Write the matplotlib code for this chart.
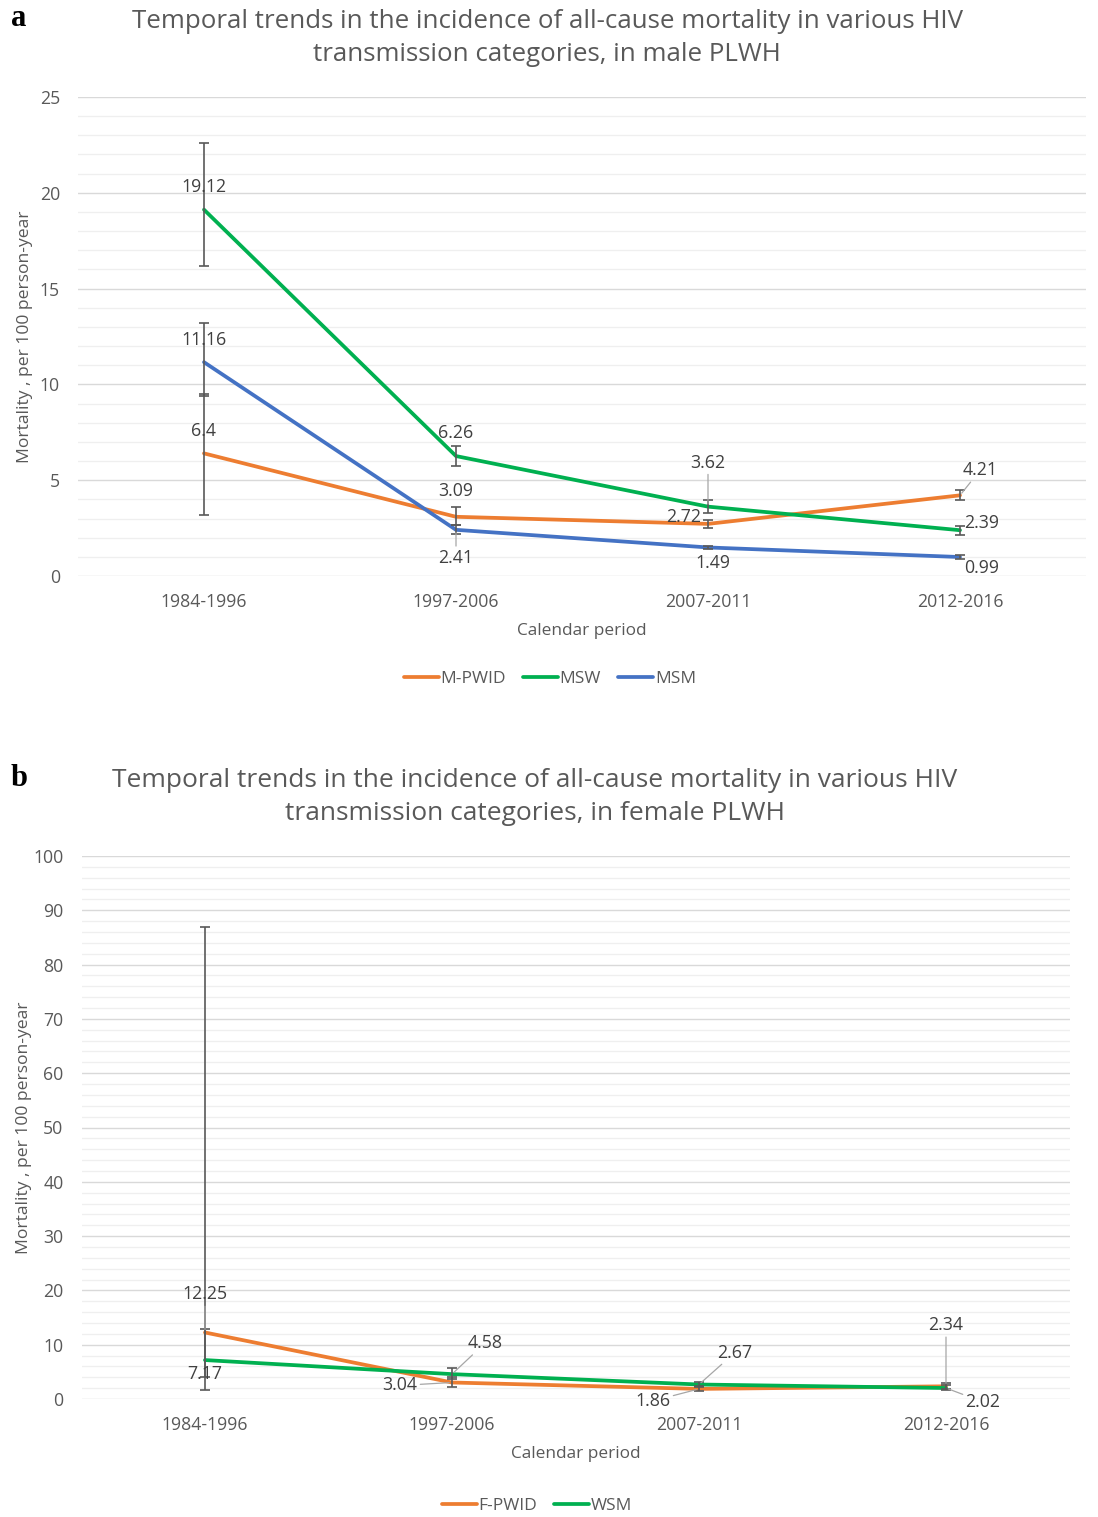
import numpy as np
import matplotlib
matplotlib.use('Agg')
import matplotlib.pyplot as plt
from matplotlib.ticker import MultipleLocator

plt.rcParams['font.family'] = ['Open Sans', 'DejaVu Sans']

periods = ['1984-1996', '1997-2006', '2007-2011', '2012-2016']

# panel a, male PLWH
m_pwid = [6.4, 3.09, 2.72, 4.21]
m_pwid_lo = [3.2, 2.65, 2.52, 3.98]
m_pwid_hi = [9.5, 3.6, 2.93, 4.48]
msw = [19.12, 6.26, 3.62, 2.39]
msw_lo = [16.2, 5.76, 3.27, 2.15]
msw_hi = [22.6, 6.8, 3.98, 2.62]
msm = [11.16, 2.41, 1.49, 0.99]
msm_lo = [9.4, 2.2, 1.4, 0.91]
msm_hi = [13.2, 2.66, 1.58, 1.08]

# panel b, female PLWH
f_pwid = [12.25, 3.04, 1.86, 2.34]
f_pwid_lo = [1.73, 2.3, 1.45, 1.9]
f_pwid_hi = [86.9, 4.0, 2.4, 2.9]
wsm = [7.17, 4.58, 2.67, 2.02]
wsm_lo = [4.0, 3.7, 2.2, 1.6]
wsm_hi = [12.9, 5.7, 3.2, 2.5]

ORANGE = '#ED7D31'
GREEN = '#00B050'
BLUE = '#4472C4'
GREY = '#595959'
TXT = '#404040'

W, H = 1098, 1517
fig = plt.figure(figsize=(W / 100, H / 100), dpi=100)


def px(x0, y0, x1, y1):
    # pixel box -> figure fraction rect
    return [x0 / W, 1 - y1 / H, (x1 - x0) / W, (y1 - y0) / H]


def style_axes(ax, ymax, major, minor):
    ax.set_xlim(-0.5, 3.5)
    ax.set_ylim(0, ymax)
    ax.yaxis.set_major_locator(MultipleLocator(major))
    ax.yaxis.set_minor_locator(MultipleLocator(minor))
    ax.set_xticks(range(len(periods)))
    ax.set_xticklabels(periods)
    for s in ax.spines.values():
        s.set_visible(False)
    ax.grid(axis='y', which='major', color='#D9D9D9', lw=1.0)
    ax.grid(axis='y', which='minor', color='#EFEFEF', lw=0.9)
    ax.set_axisbelow(True)
    ax.tick_params(axis='both', which='both', length=0, labelsize=12.7, colors=GREY)
    ax.tick_params(axis='y', pad=13)
    ax.tick_params(axis='x', pad=12)
    ax.set_xlabel('Calendar period', fontsize=12.4, color=GREY, labelpad=9)
    ax.set_ylabel('Mortality , per 100 person-year', fontsize=12.6, color=GREY)


def series(ax, vals, lo, hi, color, label):
    x = np.arange(len(vals))
    v = np.array(vals)
    line, = ax.plot(x, v, color=color, lw=2.7, label=label, zorder=3,
                    solid_capstyle='round')
    ax.errorbar(x, v, yerr=[v - np.array(lo), np.array(hi) - v], fmt='none',
                ecolor=GREY, elinewidth=1.2, capsize=3.5, capthick=1.2, zorder=4)
    return line


def label(ax, i, val, dx, dy, leader=False):
    kw = {}
    if leader:
        kw['arrowprops'] = dict(arrowstyle='-', color='#A6A6A6', lw=0.9,
                                shrinkA=0, shrinkB=2)
    ax.annotate(f'{val:g}', xy=(i, val), xytext=(dx * 0.72, dy * 0.72),
                textcoords='offset points', ha='center', va='center',
                fontsize=12.8, color=TXT, zorder=5, **kw)


# ---- panel a
ax1 = fig.add_axes(px(78, 97, 1086, 576))
style_axes(ax1, 25, 5, 1)
ax1.yaxis.set_label_coords(-0.045, 0.5)
h1 = [series(ax1, m_pwid, m_pwid_lo, m_pwid_hi, ORANGE, 'M-PWID'),
      series(ax1, msw, msw_lo, msw_hi, GREEN, 'MSW'),
      series(ax1, msm, msm_lo, msm_hi, BLUE, 'MSM')]

label(ax1, 0, msw[0], 0, 23)
label(ax1, 0, msm[0], 0, 22)
label(ax1, 0, m_pwid[0], 0, 22)
label(ax1, 1, msw[1], 0, 23)
label(ax1, 1, m_pwid[1], 0, 26)
label(ax1, 1, msm[1], 0, -28, leader=True)
label(ax1, 2, msw[2], 0, 44, leader=True)
label(ax1, 2, m_pwid[2], -24, 7)
label(ax1, 2, msm[2], 5, -16)
label(ax1, 3, m_pwid[3], 20, 25, leader=True)
label(ax1, 3, msw[3], 22, 7)
label(ax1, 3, msm[3], 22, -11)

fig.text(547 / W, 1 - 38 / H,
         'Temporal trends in the incidence of all-cause mortality in various HIV\n'
         'transmission categories, in male PLWH',
         ha='center', va='center', fontsize=18.6, color=GREY, linespacing=1.4)
fig.text(11 / W, 1 - 19 / H, 'a', fontsize=22, fontweight='bold',
         family='Liberation Serif', ha='left', va='center')
fig.legend(handles=h1, loc='center', bbox_to_anchor=(550 / W, 1 - 679 / H),
           ncol=3, frameon=False, fontsize=12.5, handlelength=2.0,
           handletextpad=0.1, columnspacing=1.0, labelcolor=GREY)

# ---- panel b
ax2 = fig.add_axes(px(81.5, 856, 1069.5, 1399))
style_axes(ax2, 100, 10, 2)
ax2.yaxis.set_label_coords(-0.05, 0.5)
h2 = [series(ax2, f_pwid, f_pwid_lo, f_pwid_hi, ORANGE, 'F-PWID'),
      series(ax2, wsm, wsm_lo, wsm_hi, GREEN, 'WSM')]

label(ax2, 0, f_pwid[0], 0, 38, leader=True)
label(ax2, 0, wsm[0], 0, -14)
label(ax2, 1, wsm[1], 33, 31, leader=True)
label(ax2, 1, f_pwid[1], -52, -3, leader=True)
label(ax2, 2, wsm[2], 36, 32, leader=True)
label(ax2, 2, f_pwid[2], -46, -12, leader=True)
label(ax2, 3, f_pwid[3], 0, 61, leader=True)
label(ax2, 3, wsm[3], 37, -14, leader=True)

fig.text(535 / W, 1 - 797 / H,
         'Temporal trends in the incidence of all-cause mortality in various HIV\n'
         'transmission categories, in female PLWH',
         ha='center', va='center', fontsize=19, color=GREY, linespacing=1.4)
fig.text(11 / W, 1 - 778 / H, 'b', fontsize=22, fontweight='bold',
         family='Liberation Serif', ha='left', va='center')
fig.legend(handles=h2, loc='center', bbox_to_anchor=(537 / W, 1 - 1506 / H),
           ncol=2, frameon=False, fontsize=12.5, handlelength=2.0,
           handletextpad=0.1, columnspacing=1.0, labelcolor=GREY)

fig.savefig('out.png', dpi=100, facecolor='white')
····················
▶ _Brief_: Go through the listing above and write it out again exactly, dropping the pictures.

▶ _Written answer_:
Write the matplotlib code for this chart.
import numpy as np
import matplotlib
matplotlib.use('Agg')
import matplotlib.pyplot as plt
from matplotlib.ticker import MultipleLocator

plt.rcParams['font.family'] = ['Open Sans', 'DejaVu Sans']

periods = ['1984-1996', '1997-2006', '2007-2011', '2012-2016']

# panel a, male PLWH
m_pwid = [6.4, 3.09, 2.72, 4.21]
m_pwid_lo = [3.2, 2.65, 2.52, 3.98]
m_pwid_hi = [9.5, 3.6, 2.93, 4.48]
msw = [19.12, 6.26, 3.62, 2.39]
msw_lo = [16.2, 5.76, 3.27, 2.15]
msw_hi = [22.6, 6.8, 3.98, 2.62]
msm = [11.16, 2.41, 1.49, 0.99]
msm_lo = [9.4, 2.2, 1.4, 0.91]
msm_hi = [13.2, 2.66, 1.58, 1.08]

# panel b, female PLWH
f_pwid = [12.25, 3.04, 1.86, 2.34]
f_pwid_lo = [1.73, 2.3, 1.45, 1.9]
f_pwid_hi = [86.9, 4.0, 2.4, 2.9]
wsm = [7.17, 4.58, 2.67, 2.02]
wsm_lo = [4.0, 3.7, 2.2, 1.6]
wsm_hi = [12.9, 5.7, 3.2, 2.5]

ORANGE = '#ED7D31'
GREEN = '#00B050'
BLUE = '#4472C4'
GREY = '#595959'
TXT = '#404040'

W, H = 1098, 1517
fig = plt.figure(figsize=(W / 100, H / 100), dpi=100)


def px(x0, y0, x1, y1):
    # pixel box -> figure fraction rect
    return [x0 / W, 1 - y1 / H, (x1 - x0) / W, (y1 - y0) / H]


def style_axes(ax, ymax, major, minor):
    ax.set_xlim(-0.5, 3.5)
    ax.set_ylim(0, ymax)
    ax.yaxis.set_major_locator(MultipleLocator(major))
    ax.yaxis.set_minor_locator(MultipleLocator(minor))
    ax.set_xticks(range(len(periods)))
    ax.set_xticklabels(periods)
    for s in ax.spines.values():
        s.set_visible(False)
    ax.grid(axis='y', which='major', color='#D9D9D9', lw=1.0)
    ax.grid(axis='y', which='minor', color='#EFEFEF', lw=0.9)
    ax.set_axisbelow(True)
    ax.tick_params(axis='both', which='both', length=0, labelsize=12.7, colors=GREY)
    ax.tick_params(axis='y', pad=13)
    ax.tick_params(axis='x', pad=12)
    ax.set_xlabel('Calendar period', fontsize=12.4, color=GREY, labelpad=9)
    ax.set_ylabel('Mortality , per 100 person-year', fontsize=12.6, color=GREY)


def series(ax, vals, lo, hi, color, label):
    x = np.arange(len(vals))
    v = np.array(vals)
    line, = ax.plot(x, v, color=color, lw=2.7, label=label, zorder=3,
                    solid_capstyle='round')
    ax.errorbar(x, v, yerr=[v - np.array(lo), np.array(hi) - v], fmt='none',
                ecolor=GREY, elinewidth=1.2, capsize=3.5, capthick=1.2, zorder=4)
    return line


def label(ax, i, val, dx, dy, leader=False):
    kw = {}
    if leader:
        kw['arrowprops'] = dict(arrowstyle='-', color='#A6A6A6', lw=0.9,
                                shrinkA=0, shrinkB=2)
    ax.annotate(f'{val:g}', xy=(i, val), xytext=(dx * 0.72, dy * 0.72),
                textcoords='offset points', ha='center', va='center',
                fontsize=12.8, color=TXT, zorder=5, **kw)


# ---- panel a
ax1 = fig.add_axes(px(78, 97, 1086, 576))
style_axes(ax1, 25, 5, 1)
ax1.yaxis.set_label_coords(-0.045, 0.5)
h1 = [series(ax1, m_pwid, m_pwid_lo, m_pwid_hi, ORANGE, 'M-PWID'),
      series(ax1, msw, msw_lo, msw_hi, GREEN, 'MSW'),
      series(ax1, msm, msm_lo, msm_hi, BLUE, 'MSM')]

label(ax1, 0, msw[0], 0, 23)
label(ax1, 0, msm[0], 0, 22)
label(ax1, 0, m_pwid[0], 0, 22)
label(ax1, 1, msw[1], 0, 23)
label(ax1, 1, m_pwid[1], 0, 26)
label(ax1, 1, msm[1], 0, -28, leader=True)
label(ax1, 2, msw[2], 0, 44, leader=True)
label(ax1, 2, m_pwid[2], -24, 7)
label(ax1, 2, msm[2], 5, -16)
label(ax1, 3, m_pwid[3], 20, 25, leader=True)
label(ax1, 3, msw[3], 22, 7)
label(ax1, 3, msm[3], 22, -11)

fig.text(547 / W, 1 - 38 / H,
         'Temporal trends in the incidence of all-cause mortality in various HIV\n'
         'transmission categories, in male PLWH',
         ha='center', va='center', fontsize=18.6, color=GREY, linespacing=1.4)
fig.text(11 / W, 1 - 19 / H, 'a', fontsize=22, fontweight='bold',
         family='Liberation Serif', ha='left', va='center')
fig.legend(handles=h1, loc='center', bbox_to_anchor=(550 / W, 1 - 679 / H),
           ncol=3, frameon=False, fontsize=12.5, handlelength=2.0,
           handletextpad=0.1, columnspacing=1.0, labelcolor=GREY)

# ---- panel b
ax2 = fig.add_axes(px(81.5, 856, 1069.5, 1399))
style_axes(ax2, 100, 10, 2)
ax2.yaxis.set_label_coords(-0.05, 0.5)
h2 = [series(ax2, f_pwid, f_pwid_lo, f_pwid_hi, ORANGE, 'F-PWID'),
      series(ax2, wsm, wsm_lo, wsm_hi, GREEN, 'WSM')]

label(ax2, 0, f_pwid[0], 0, 38, leader=True)
label(ax2, 0, wsm[0], 0, -14)
label(ax2, 1, wsm[1], 33, 31, leader=True)
label(ax2, 1, f_pwid[1], -52, -3, leader=True)
label(ax2, 2, wsm[2], 36, 32, leader=True)
label(ax2, 2, f_pwid[2], -46, -12, leader=True)
label(ax2, 3, f_pwid[3], 0, 61, leader=True)
label(ax2, 3, wsm[3], 37, -14, leader=True)

fig.text(535 / W, 1 - 797 / H,
         'Temporal trends in the incidence of all-cause mortality in various HIV\n'
         'transmission categories, in female PLWH',
         ha='center', va='center', fontsize=19, color=GREY, linespacing=1.4)
fig.text(11 / W, 1 - 778 / H, 'b', fontsize=22, fontweight='bold',
         family='Liberation Serif', ha='left', va='center')
fig.legend(handles=h2, loc='center', bbox_to_anchor=(537 / W, 1 - 1506 / H),
           ncol=2, frameon=False, fontsize=12.5, handlelength=2.0,
           handletextpad=0.1, columnspacing=1.0, labelcolor=GREY)

fig.savefig('out.png', dpi=100, facecolor='white')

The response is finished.